13. - Method as per claim 12, comprising using said DNS API for performing at least one of:

- creating entities in an OB or a region in an OB;

- a GET on the names procedure to list all the entities in an OB;

- procedures that use a regions ID to retrieve, update and delete information about a network entity;

- creating a region, retrieving the list of current regions, retrieving information about the region, updating region information and deleting a region; and

- procedures to retrieve the regions database, including all IP ranges in a region from a regional DNS server, and the entire database of regions, including all IP prefixes in all regions from the TLD DNS server.

14. - Method as per any of claims 4 to 13, comprising using said Network Topology API to specify a logical network topology graph from the point of view of a network operator, by abstracting physical connections into logical partitions containing subnets.

15. - Method as per claim 14, wherein said partitions are linked to one another with edges that have weights associated with them, said weights indicating the cost of transferring data on the link connecting the two partitions.

16. - Method as per claim 14 or 15, comprising using said Network Topology API to create a new subnet, delete an existing subnet and retrieve a collection of subnets.

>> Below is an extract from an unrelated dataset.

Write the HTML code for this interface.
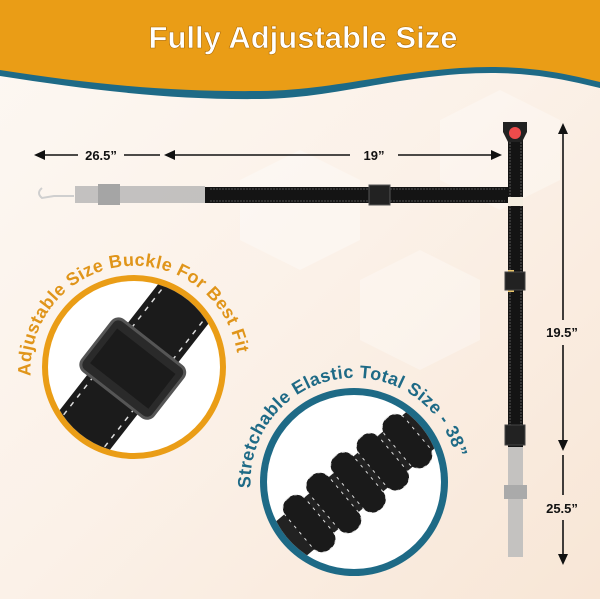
<!DOCTYPE html>
<html><head><meta charset="utf-8"><style>
html,body{margin:0;padding:0;width:600px;height:599px;overflow:hidden;background:#fbf2ea}
svg{display:block}
</style></head><body>
<svg width="600" height="599" viewBox="0 0 600 599" xmlns="http://www.w3.org/2000/svg" font-family="Liberation Sans, sans-serif">
<defs>
<linearGradient id="bg" x1="0" y1="0" x2="1" y2="1">
<stop offset="0" stop-color="#fdf8f3"/><stop offset="0.5" stop-color="#fbf1e8"/><stop offset="1" stop-color="#f8e6d6"/>
</linearGradient>
<clipPath id="c1"><circle cx="134" cy="367" r="86"/></clipPath>
<clipPath id="c2"><circle cx="354" cy="482" r="87"/></clipPath>
<path id="t1" d="M 31 380 A 104 104 0 1 1 238 380"/>
<path id="t2" d="M 251 492 A 104 104 0 1 1 458 492"/>
</defs>
<rect width="600" height="599" fill="url(#bg)"/>
<polygon points="300,150 360,180 360,240 300,270 240,240 240,180" fill="#fff" opacity="0.35"/>
<polygon points="420,250 480,280 480,340 420,370 360,340 360,280" fill="#fff" opacity="0.3"/>
<polygon points="500,90 560,120 560,180 500,210 440,180 440,120" fill="#fff" opacity="0.3"/>
<!-- header -->
<path d="M0 0 H600 V88 C560 78 520 70 460 74 C380 80 330 98 260 99 C170 100 90 90 0 76 Z" fill="#1e6a86"/>
<path d="M0 0 H600 V82 C560 72 520 64 460 68 C380 74 330 90 260 91 C170 92 90 84 0 70 Z" fill="#ea9d16"/>
<text x="303" y="48" text-anchor="middle" font-size="31" font-weight="bold" fill="#fff" stroke="#b06c05" stroke-width="0.6">Fully Adjustable Size</text>
<!-- dimension arrows -->
<g stroke="#111" stroke-width="1.6" fill="#111">
<line x1="42" y1="155" x2="78" y2="155"/><line x1="124" y1="155" x2="160" y2="155"/>
<line x1="172" y1="155" x2="350" y2="155"/><line x1="398" y1="155" x2="494" y2="155"/>
<line x1="563" y1="130" x2="563" y2="320"/><line x1="563" y1="345" x2="563" y2="445"/>
<line x1="563" y1="455" x2="563" y2="495"/><line x1="563" y1="520" x2="563" y2="555"/>
</g>
<g fill="#111">
<polygon points="34,155 45,150 45,160"/><polygon points="164,155 175,150 175,160"/>
<polygon points="502,155 491,150 491,160"/>
<polygon points="563,123 558,134 568,134"/><polygon points="563,451 558,440 568,440"/>
<polygon points="563,565 558,554 568,554"/>
</g>
<g font-weight="bold" font-size="13" fill="#111" text-anchor="middle">
<text x="101" y="160">26.5”</text><text x="374" y="160">19”</text>
<text x="562" y="337">19.5”</text><text x="562" y="513">25.5”</text>
</g>
<!-- horizontal strap -->
<path d="M42 188 q-6 5 0 10 l12 -2 l20 0" stroke="#cfcfcf" stroke-width="2" fill="none"/>
<rect x="75" y="186" width="130" height="17" fill="#b4b4b4" opacity="0.8"/>
<rect x="98" y="184" width="22" height="21" fill="#a5a5a5"/>
<rect x="205" y="187" width="303" height="16" fill="#141414"/>
<line x1="210" y1="189" x2="505" y2="189" stroke="#888" stroke-dasharray="2 1" stroke-width="0.6"/>
<line x1="210" y1="201" x2="505" y2="201" stroke="#888" stroke-dasharray="2 1" stroke-width="0.6"/>
<rect x="369" y="185" width="21" height="20" fill="#222" stroke="#555"/>
<!-- vertical strap -->
<rect x="508" y="140" width="15" height="307" fill="#141414"/>
<line x1="510" y1="142" x2="510" y2="445" stroke="#888" stroke-dasharray="2 1" stroke-width="0.6"/>
<line x1="521" y1="142" x2="521" y2="445" stroke="#888" stroke-dasharray="2 1" stroke-width="0.6"/>
<path d="M503 122 H527 V132 L522 142 H508 L503 132 Z" fill="#222"/>
<circle cx="515" cy="133" r="6" fill="#ee4b4b"/>
<rect x="508" y="197" width="15" height="9" fill="#f4ede0"/>
<rect x="508" y="270" width="6" height="22" fill="#e8c46a"/>
<rect x="505" y="272" width="20" height="18" fill="#222" stroke="#444"/>
<rect x="505" y="425" width="20" height="20" fill="#222" stroke="#444"/>
<rect x="508" y="447" width="15" height="110" fill="#bbb" opacity="0.85"/>
<rect x="504" y="485" width="23" height="14" fill="#aaa"/>
<!-- left circle -->
<circle cx="134" cy="367" r="92" fill="#ea9d16"/>
<circle cx="134" cy="367" r="86" fill="#fff"/>
<g clip-path="url(#c1)">
<g transform="rotate(-52 134 367)">
<rect x="20" y="335" width="230" height="64" fill="#1b1b1b"/>
<line x1="20" y1="341" x2="250" y2="341" stroke="#ddd" stroke-width="1.5" stroke-dasharray="5 6"/>
<line x1="20" y1="393" x2="250" y2="393" stroke="#ddd" stroke-width="1.5" stroke-dasharray="5 6"/>
<rect x="100" y="322" width="64" height="90" rx="8" fill="#2a2a2a" stroke="#555" stroke-width="3"/>
<rect x="110" y="330" width="44" height="74" fill="#1b1b1b"/>
</g>
</g>
<text font-size="18" font-weight="bold" fill="#e0951a" letter-spacing="0.4"><textPath href="#t1" startOffset="4">Adjustable Size Buckle For Best Fit</textPath></text>
<!-- right circle -->
<circle cx="354" cy="482" r="94" fill="#1e6a86"/>
<circle cx="354" cy="482" r="87" fill="#fff"/>
<g clip-path="url(#c2)">
<g transform="rotate(-40 354 482)">
<rect x="250" y="462" width="220" height="46" fill="#222"/>
<rect x="280" y="452" width="26" height="66" rx="12" fill="#1a1a1a" stroke="#ddd" stroke-dasharray="3 5"/>
<rect x="312" y="450" width="26" height="70" rx="12" fill="#1a1a1a" stroke="#ddd" stroke-dasharray="3 5"/>
<rect x="344" y="450" width="26" height="70" rx="12" fill="#1a1a1a" stroke="#ddd" stroke-dasharray="3 5"/>
<rect x="376" y="452" width="26" height="66" rx="12" fill="#1a1a1a" stroke="#ddd" stroke-dasharray="3 5"/>
<rect x="408" y="454" width="26" height="62" rx="12" fill="#1a1a1a" stroke="#ddd" stroke-dasharray="3 5"/>
</g>
</g>
<text font-size="18" font-weight="bold" fill="#1e6a86" letter-spacing="0.4"><textPath href="#t2" startOffset="4">Stretchable Elastic Total Size - 38”</textPath></text>
</svg>
</body></html>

17. - Method as per claim 14, 15 or 16, comprising using said Network Topology API for at least one of:

- creating a partition object that returns a partition ID, or PID that has associated with it, a description and a name or label,

- adding subnets to a PID,

- deleting subnets from a PID,

- retrieving all subnets that belong to a PID,

- retrieving the entire partition-subnet pairs list,

- returning a collection of partitions,

- updating a PID, and

- deleting a PID.

18. - Method as per claim 15, comprising using said Network Topology API for at least one of:

- getting the entire costmatrix that defines the cost between every partition pair that is connected by a link,

- creating, updating and retrieving the cost between two PIDs;

- retrieving all edges with a given origin PID, and

- retrieving all edges to a destination PID.

19. - Method as per any of the previous claims, comprising using said CDN manager for providing a unique ID to a CDN customer bucket when a content bucket is created by the CDN customer.

20. - Method as per any of the previous claims, comprising using said CDN manager to interact with a CDN tracker to periodically synchronize buckets such that any change in the meta-data of a bucket or a file in a bucket is reflected at the tracker within seconds, and vice versa.

21. - Method as per claim 4 or any of claims 14 to 18, comprising said CDN manager using said Network Topology API as an interface with a Topology Server of said OB to define either a region and/or OB level view of network topology, either in detail or as an abstraction of the underlying network.

22.- Method as per claim 21 , comprising using said Topology server via said

Network Topology API at the CDN manager, to describe the topology at an OB level and/or creating an abstraction for the topology in a region and/or creating an abstraction for connecting two regions within the same OB and/or creating an abstraction of the topology connecting multiple OBs.

23. - Method as per claim 21 or 22, wherein said Topology server provides a topology aware service that has information about the network topology as seen from the OB in which it operates and/or information about OB routing policies between IP prefixes and/or maintains information about the transit networks and cost of traversing links.

24. - Method as per any of claims 21 to 23, comprising using said Topology server, via said CDN manager Network Topology API, to help a CDN tracker to select the path of least cost, as defined by one of said OB routing policies, in the event that there are multiple paths between a content source and a requesting end user.

25.- Infrastructure of a Content Distribution Network service in an ISP network, characterised in that it comprises a CDN manager hosting one or more APIs for implementing the method as per any of claims 1 to 24.